A more precise unified model to describe comprehensive multiphysics and multiphase phenomena in plasma arc welding

Abstract

Plasma technology involves complex and coupled electric, magnetic, thermal and hydrodynamical interaction. It’s important to understand all the multiphysics mechanism for a wider industrial application. A 3D unified model was established, which includes a combination of hydrodynamical equations, heat transfer equation and electromagnetic equations, to comprehensively describe the electro-thermal conversion, electromagnetic effect, heat transfer, gas-liquid two-phase flow and solid-liquid phase change in plasma arc welding (PAW). Volume of Fluid method was used to track the gas-liquid interface of plasma arc and liquid metal pool, and an enthalpy-porosity technique was used to deal with the solid-liquid phase change during the welding process.
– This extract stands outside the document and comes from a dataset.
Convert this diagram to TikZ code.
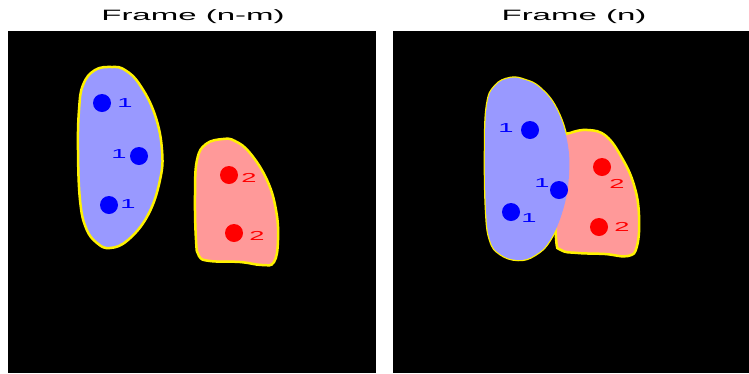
\documentclass[tikz,border=0pt]{standalone}
\usepackage{fontspec}
\setmainfont{Liberation Sans}
\usetikzlibrary{positioning}

\definecolor{blobblue}{RGB}{153,153,255}
\definecolor{blobred}{RGB}{255,153,153}

\tikzset{
  bdot/.style={circle, fill=blue, inner sep=0pt, minimum size=18pt},
  rdot/.style={circle, fill=red, inner sep=0pt, minimum size=18pt},
  numlbl/.style={font=\fontsize{13}{13}\selectfont, xscale=2.1, inner sep=0pt},
  frametitle/.style={font=\fontsize{15}{15}\selectfont, xscale=2.2, inner sep=0pt},
  rim/.style={draw=yellow, line width=2.5pt},
}

\begin{document}
\begin{tikzpicture}[x=1pt, y=-1pt]
  \useasboundingbox (0,0) rectangle (749,373);

  % 画面
  \fill[black] (8,31) rectangle (376,373);
  \fill[black] (393,31) rectangle (749,373);

  % タイトル
  \node[frametitle] (titleA) at (193,17) {Frame (n-m)};
  \node[frametitle] (titleB) at (574,17) {Frame (n)};

  % 左: 青の領域
  \draw[rim, fill=blobblue] plot[smooth cycle, tension=0.7] coordinates {
    (112,67) (95,70) (83,85) (79,110) (78,150) (80,200) (86,228) (97,243)
    (110,248) (128,240) (148,215) (160,180) (162,150) (155,115) (140,85) (125,70)};

  % 左: 赤の領域
  \draw[rim, fill=blobred] plot[smooth cycle, tension=0.7] coordinates {
    (223,139) (206,144) (197,160) (195,195) (196,240) (199,256) (210,261)
    (240,262) (262,265) (274,262) (278,240) (276,210) (267,180) (250,153) (235,141)};

  % 右: 青の縁
  \draw[rim] plot[smooth cycle, tension=0.7] coordinates {
    (510,78) (495,86) (487,105) (485,150) (486,210) (490,240) (500,254) (518,260)
    (535,255) (550,240) (563,210) (569,175) (567,140) (556,108) (540,88) (525,80)};

  % 右: 赤の領域
  \draw[rim, fill=blobred] plot[smooth cycle, tension=0.7] coordinates {
    (588,130) (570,133) (560,140) (555,180) (556,238) (561,250) (578,253)
    (605,254) (628,256) (637,246) (639,215) (634,185) (622,158) (606,136)};

  % 右: 青の領域
  \fill[blobblue] plot[smooth cycle, tension=0.7] coordinates {
    (510,78) (495,86) (487,105) (485,150) (486,210) (490,240) (500,254) (518,260)
    (535,255) (550,240) (563,210) (569,175) (567,140) (556,108) (540,88) (525,80)};

  % 左の点
  \node[bdot] (la1) at (102,103) {};
  \node[bdot] (la2) at (139,156) {};
  \node[bdot] (la3) at (109,205) {};
  \node[rdot] (lb1) at (229,175) {};
  \node[rdot] (lb2) at (234,233) {};
  \node[numlbl, text=blue] (la1n) at (125,103) {1};
  \node[numlbl, text=blue] (la2n) at (119,154) {1};
  \node[numlbl, text=blue] (la3n) at (128,204) {1};
  \node[numlbl, text=red] (lb1n) at (249,178) {2};
  \node[numlbl, text=red] (lb2n) at (257,236) {2};

  % 右の点
  \node[bdot] (ra1) at (530,130) {};
  \node[bdot] (ra2) at (559,190) {};
  \node[bdot] (ra3) at (511,212) {};
  \node[rdot] (rb1) at (602,167) {};
  \node[rdot] (rb2) at (599,227) {};
  \node[numlbl, text=blue] (ra1n) at (506,128) {1};
  \node[numlbl, text=blue] (ra2n) at (542,183) {1};
  \node[numlbl, text=blue] (ra3n) at (529,218) {1};
  \node[numlbl, text=red] (rb1n) at (617,184) {2};
  \node[numlbl, text=red] (rb2n) at (622,227) {2};
\end{tikzpicture}
\end{document}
The transient evolutions of temperature field, flow field and keyhole in the entire PAW process were predicted, and the distribution of electric potential and current density was obtained. It is found that there are high potential drop and current density near the electrode tip, which generates very high arc temperature and arc velocity. Plasma arc gradually melts the metal, then pushes the liquid metal to flow upwards along the keyhole surface, and finally penetrates through the workpiece, forming a “reversed bugle-like” configuration. Experiment was conducted with a plasma arc welding system, and it is found that both weld pool and keyhole geometry predicted by the model generally agree with experimental results. The calculated electric potential and full-penetration time also coincide with the experiment. It’s for the first time to give a relatively accurate prediction of electric potential drop and full-penetration time in unified PAW models. The research provides a deep and fundamental understanding of the comprehensive electric-magnetic-thermal-hydrodynamical multiphysics and gas-liquid-solid multiphase interaction in PAW process.